Writing his own reality
When Peng Jianbin was a grade-two student at a boarding high school in Guiyang county, Central China's Hunan province, 24 years ago, as a top student excelling in the sciences, he was looking for a way to entertain himself. Finding that few people went to the reading room, he decided to go there every noon during nap time.
Peng's love for literature burgeoned as he read essays about rural areas in a magazine, which he naturally felt connected to as a young man from the countryside. He also became fascinated by Gu Cheng, a representative poet in contemporary China.
"By then I realized that I had fallen in love with literature and thought if I could write like Gu, that would be great," he says.
"It's like I had secretly found a byway that nobody knew about.
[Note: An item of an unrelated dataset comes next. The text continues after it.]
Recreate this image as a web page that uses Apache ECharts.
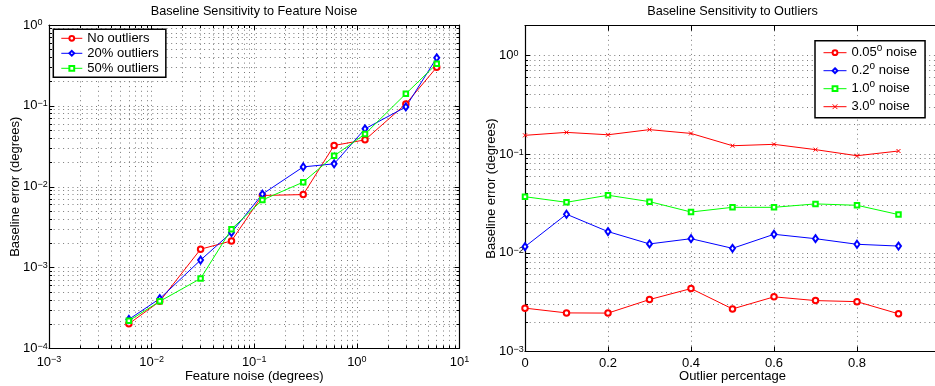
<!DOCTYPE html>
<html><head><meta charset="utf-8">
<script src="https://cdn.jsdelivr.net/npm/echarts@6/dist/echarts.min.js"></script>
<style>html,body{margin:0;padding:0;background:#fff}#c{width:935px;height:386px}</style>
</head><body><div id="c"></div>
<script>
// ---- Left plot data ----
const noiseX = [0.006, 0.012, 0.03, 0.06, 0.12, 0.3, 0.6, 1.2, 3, 6];
const noOutliers = [2.02e-4, 3.83e-4, 1.69e-3, 2.14e-3, 7.8e-3, 8.0e-3, 0.0324, 0.038, 0.1056, 0.30];
const outliers20 = [2.29e-4, 4.13e-4, 1.24e-3, 2.72e-3, 8.1e-3, 0.0176, 0.0192, 0.052, 0.097, 0.393];
const outliers50 = [2.2e-4, 3.83e-4, 7.33e-4, 2.99e-3, 6.86e-3, 0.0114, 0.0241, 0.0448, 0.141, 0.331];
const leftNames = ['No outliers', '20% outliers', '50% outliers'];

// ---- Right plot data ----
const outlierPct = [0, 0.1, 0.2, 0.3, 0.4, 0.5, 0.6, 0.7, 0.8, 0.9];
const noise005 = [2.75e-3, 2.46e-3, 2.45e-3, 3.36e-3, 4.34e-3, 2.7e-3, 3.58e-3, 3.28e-3, 3.2e-3, 2.41e-3];
const noise02 = [0.01155, 0.0246, 0.0164, 0.0123, 0.0139, 0.0111, 0.0154, 0.0139, 0.0122, 0.0117];
const noise10 = [0.037, 0.0325, 0.0383, 0.033, 0.0259, 0.0289, 0.0289, 0.0313, 0.0303, 0.0244];
const noise30 = [0.155, 0.166, 0.157, 0.177, 0.162, 0.1216, 0.1256, 0.111, 0.0963, 0.1075];
const rightNames = ['0.05° noise', '0.2° noise', '1.0° noise', '3.0° noise'];

const titles = ['Baseline Sensitivity to Feature Noise', 'Baseline Sensitivity to Outliers'];

const FONT = '"Liberation Sans", Arial, Helvetica, sans-serif';
const RED = '#ff0000', BLUE = '#0000ff', GREEN = '#00ff00';

function pow10Label(v) {
  const l = Math.log10(v), e = Math.round(l);
  if (Math.abs(l - e) > 1e-6) return '';
  return '{b|10}{sup|' + (e < 0 ? '\u2212' + (-e) : String(e)) + '}';
}
const supRich = {
  b: { fontSize: 13, fontFamily: FONT, color: '#000', verticalAlign: 'bottom', lineHeight: 13 },
  sup: { fontSize: 9, fontFamily: FONT, color: '#000', verticalAlign: 'top', lineHeight: 9, padding: [0, 0, 6, 0] }
};
const legendRich = {
  b: { fontSize: 13, fontFamily: FONT, color: '#000', lineHeight: 18 },
  sup: { fontSize: 10, fontFamily: FONT, color: '#000', verticalAlign: 'top', lineHeight: 10 }
};
const gridLine = { color: '#7a7a7a', width: 1, type: [1, 3.7] };
const axisLine = { show: true, onZero: false, lineStyle: { color: '#000', width: 1.2 } };
const tick = { show: true, inside: true, length: 5, lineStyle: { color: '#000', width: 1 } };
const nameStyle = { fontSize: 13, fontFamily: FONT, color: '#000' };
const minorOn = { show: true, splitNumber: 9, length: 3, lineStyle: { color: '#000', width: 1 } };
const minorLine = { show: true, lineStyle: gridLine };

function pairs(xs, ys) { return xs.map((x, i) => [x, ys[i]]); }

function mirror(base, position) {
  return Object.assign({}, base, {
    position, name: '', axisLabel: { show: false }, splitLine: { show: false }, minorSplitLine: { show: false }
  });
}

const xLeft = {
  gridIndex: 0, type: 'log', logBase: 10, min: 0.001, max: 10, interval: 1, position: 'bottom',
  axisLine, axisTick: tick, minorTick: minorOn, minorSplitLine: minorLine,
  axisLabel: { formatter: pow10Label, rich: supRich, margin: 7, color: '#000' },
  splitLine: { show: true, lineStyle: gridLine },
  name: 'Feature noise (degrees)', nameLocation: 'middle', nameGap: 21.5, nameMoveOverlap: false, nameTextStyle: nameStyle
};
const yLeft = {
  gridIndex: 0, type: 'log', logBase: 10, min: 1e-4, max: 1, interval: 1, position: 'left',
  axisLine, axisTick: tick, minorTick: minorOn, minorSplitLine: minorLine,
  axisLabel: { formatter: pow10Label, rich: supRich, margin: 26, align: 'left', color: '#000' },
  splitLine: { show: true, lineStyle: gridLine },
  name: 'Baseline error (degrees)', nameLocation: 'middle', nameGap: 27, nameMoveOverlap: false, nameTextStyle: nameStyle
};
const xRight = {
  gridIndex: 1, type: 'value', min: 0, max: 1, interval: 0.2, position: 'bottom',
  axisLine, axisTick: tick,
  axisLabel: { margin: 5, color: '#000', fontSize: 13, fontFamily: FONT },
  splitLine: { show: true, lineStyle: gridLine },
  name: 'Outlier percentage', nameLocation: 'middle', nameGap: 18.5, nameMoveOverlap: false, nameTextStyle: nameStyle
};
const yRight = {
  gridIndex: 1, type: 'log', logBase: 10, min: 1e-3, max: 2, interval: 1, position: 'left',
  axisLine, axisTick: tick, minorTick: minorOn, minorSplitLine: minorLine,
  axisLabel: { formatter: pow10Label, rich: supRich, margin: 26, align: 'left', color: '#000' },
  splitLine: { show: true, lineStyle: gridLine },
  name: 'Baseline error (degrees)', nameLocation: 'middle', nameGap: 27, nameMoveOverlap: false, nameTextStyle: nameStyle
};

function dataSeries(name, xs, ys, color, symbol, size, xi, yi) {
  return {
    type: 'line', name, data: pairs(xs, ys), xAxisIndex: xi, yAxisIndex: yi,
    symbol, symbolSize: size, showAllSymbol: true, z: 3,
    lineStyle: { color, width: 1 },
    itemStyle: { color, borderColor: color, borderWidth: 1 },
    emphasis: { disabled: true }
  };
}
const XMARK = 'path://M0,0L10,10M10,0L0,10';

const legendBase = {
  orient: 'vertical', itemGap: 0, borderColor: '#000', borderWidth: 1.5, backgroundColor: '#fff',
  borderRadius: 0, selectedMode: false,
  lineStyle: { width: 1 }, itemStyle: { borderWidth: 1 }
};

const option = {
  animation: false,
  backgroundColor: '#fff',
  graphic: [
    { type: 'text', x: 254, y: 11, style: { text: titles[0], font: '12.7px ' + FONT, fill: '#000', align: 'center', verticalAlign: 'middle' } },
    { type: 'text', x: 732.5, y: 11, style: { text: titles[1], font: '12.7px ' + FONT, fill: '#000', align: 'center', verticalAlign: 'middle' } }
  ],
  grid: [
    { left: 49, right: 475.5, top: 25, bottom: 37.5, outerBoundsMode: 'none', containLabel: false },
    { left: 525, width: 415, top: 25.7, bottom: 34.5, outerBoundsMode: 'none', containLabel: false }
  ],
  xAxis: [xLeft, mirror(xLeft, 'top'), xRight, mirror(xRight, 'top')],
  yAxis: [yLeft, mirror(yLeft, 'right'), yRight, mirror(yRight, 'right')],
  legend: [
    Object.assign({}, legendBase, {
      data: leftNames, left: 53.3, top: 29.3,
      itemWidth: 21, itemHeight: 6, padding: [1.5, 7, 1.5, 7.5],
      textStyle: { fontSize: 13, fontFamily: FONT, color: '#000', lineHeight: 15 }
    }),
    Object.assign({}, legendBase, {
      data: rightNames, left: 815, top: 40.7,
      itemWidth: 23, itemHeight: 6, padding: [3, 8, 2, 8],
      formatter: n => { const p = n.split('°'); return '{b|' + p[0] + '}{sup|o}{b|' + p[1] + '}'; },
      textStyle: { fontSize: 13, fontFamily: FONT, color: '#000', lineHeight: 18, rich: legendRich }
    })
  ],
  series: [
    dataSeries(leftNames[0], noiseX, noOutliers, RED, 'emptyCircle', 5.5, 0, 0),
    dataSeries(leftNames[1], noiseX, outliers20, BLUE, 'emptyDiamond', [5, 7], 0, 0),
    dataSeries(leftNames[2], noiseX, outliers50, GREEN, 'emptyRect', 4.5, 0, 0),
    dataSeries(rightNames[0], outlierPct, noise005, RED, 'emptyCircle', 5.5, 2, 2),
    dataSeries(rightNames[1], outlierPct, noise02, BLUE, 'emptyDiamond', [5, 7], 2, 2),
    dataSeries(rightNames[2], outlierPct, noise10, GREEN, 'emptyRect', 4.5, 2, 2),
    dataSeries(rightNames[3], outlierPct, noise30, RED, XMARK, 4, 2, 2)
  ]
};
const chart = echarts.init(document.getElementById('c'), null, { renderer: 'canvas' });
chart.setOption(option);
</script>
</body></html>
No other student was as interested in literature as I was. It was so cool and so exciting."
This was during the second semester of grade two, and, one year later, in 2000, he would join 3.75 million students around the country in sitting the college entrance examination.
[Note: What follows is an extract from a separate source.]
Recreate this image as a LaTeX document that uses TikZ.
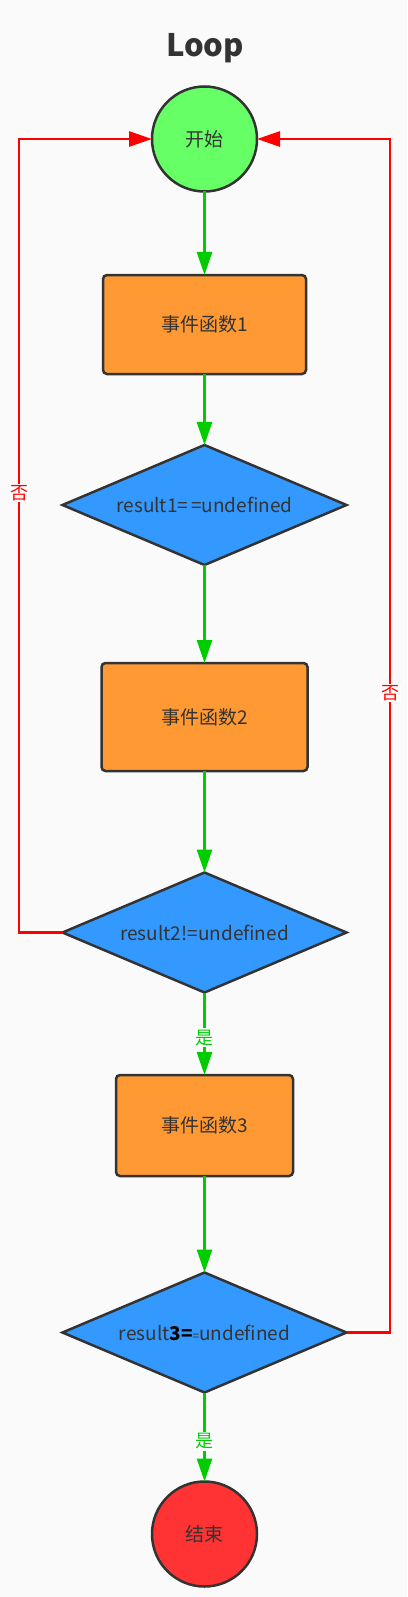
\documentclass[tikz,border=0pt]{standalone}
\usepackage{fontspec}
\setmainfont{Noto Sans CJK SC}
\usetikzlibrary{positioning}
\usetikzlibrary{shapes.geometric}
\usetikzlibrary{arrows.meta}
\definecolor{txt}{HTML}{333333}
\definecolor{bg}{HTML}{FAFAFA}
\definecolor{gostart}{HTML}{66FF66}
\definecolor{stopred}{HTML}{FF3333}
\definecolor{fnorange}{HTML}{FF9933}
\definecolor{testblue}{HTML}{3399FF}
\definecolor{yesgreen}{HTML}{00CC00}
\definecolor{nored}{HTML}{FF0000}
\tikzset{>={Triangle[length=23pt,width=15pt]}}
\tikzset{term/.style={draw=txt,circle,line width=2.5pt,minimum size=105pt,inner sep=0pt,outer sep=0pt,text=txt,font=\fontsize{19}{22}\selectfont}}
\tikzset{fn/.style={draw=txt,rectangle,rounded corners=4pt,line width=2.5pt,fill=fnorange,inner sep=0pt,outer sep=0pt,text=txt,font=\fontsize{19}{22}\selectfont}}
\tikzset{test/.style={draw=txt,diamond,aspect=2.37,line width=2.5pt,fill=testblue,minimum width=284pt,minimum height=120pt,inner sep=0pt,outer sep=0pt,text=txt,font=\fontsize{19}{22}\selectfont}}
\tikzset{yes/.style={->,draw=yesgreen,line width=2.7pt}}
\tikzset{no/.style={->,draw=nored,line width=2.7pt}}
\tikzset{lbl/.style={fill=white,inner sep=1.5pt,font=\fontsize{18}{20}\selectfont}}

\begin{document}
\begin{tikzpicture}[x=1pt,y=-1pt]
\fill[bg] (0,0) rectangle (407,1597);
\useasboundingbox (0,0) rectangle (407,1597);

\node[text=txt,font=\fontsize{31}{35}\selectfont\bfseries] (title) at (205,48) {Loop};

\node[term,fill=gostart] (start) at (204.5,139) {开始};
\node[fn,minimum width=203pt,minimum height=99pt] (f1) at (204.5,324.5) {事件函数1};
\node[test] (r1) at (204.5,505) {result1=\,=undefined};
\node[fn,minimum width=206pt,minimum height=108pt] (f2) at (204.5,717) {事件函数2};
\node[test] (r2) at (204.5,932.5) {result2!=undefined};
\node[fn,minimum width=177pt,minimum height=101pt] (f3) at (204.5,1125.5) {事件函数3};
\node[test] (r3) at (204.5,1332.5) {result\textbf{\color{black}3=}{\fontsize{12}{13}\selectfont=}undefined};
\node[term,fill=stopred] (stop) at (204.5,1534) {结束};

\coordinate (lcorner) at (19,932.5);
\coordinate (rcorner) at (390,1332.5);

\draw[yes] (start) -- (f1);
\draw[yes] (f1) -- (r1);
\draw[yes] (r1) -- (f2);
\draw[yes] (f2) -- (r2);
\draw[yes] (r2) -- (f3) node[lbl,pos=0.55,text=yesgreen] {是};
\draw[yes] (f3) -- (r3);
\draw[yes] (r3) -- (stop) node[lbl,pos=0.55,text=yesgreen] {是};

\draw[no] (r2.west) -- (lcorner) |- (start.west) node[lbl,pos=0.277,text=nored] {否};
\draw[no] (r3.east) -- (rcorner) |- (start.east) node[lbl,pos=0.268,text=nored] {否};
\end{tikzpicture}
\end{document}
But literature had taught him to rebel against examination-oriented education and to pursue something poetic, so Peng abandoned himself to the world of literature, reading avidly and giving up study. Unsurprisingly, he failed badly in the exam.
"I wasn't going to college, but my mother asked me what I was going to do: Study for another year preparing for next year's college entrance examination or find work. It was not until that moment I realized that I had to face reality," he says.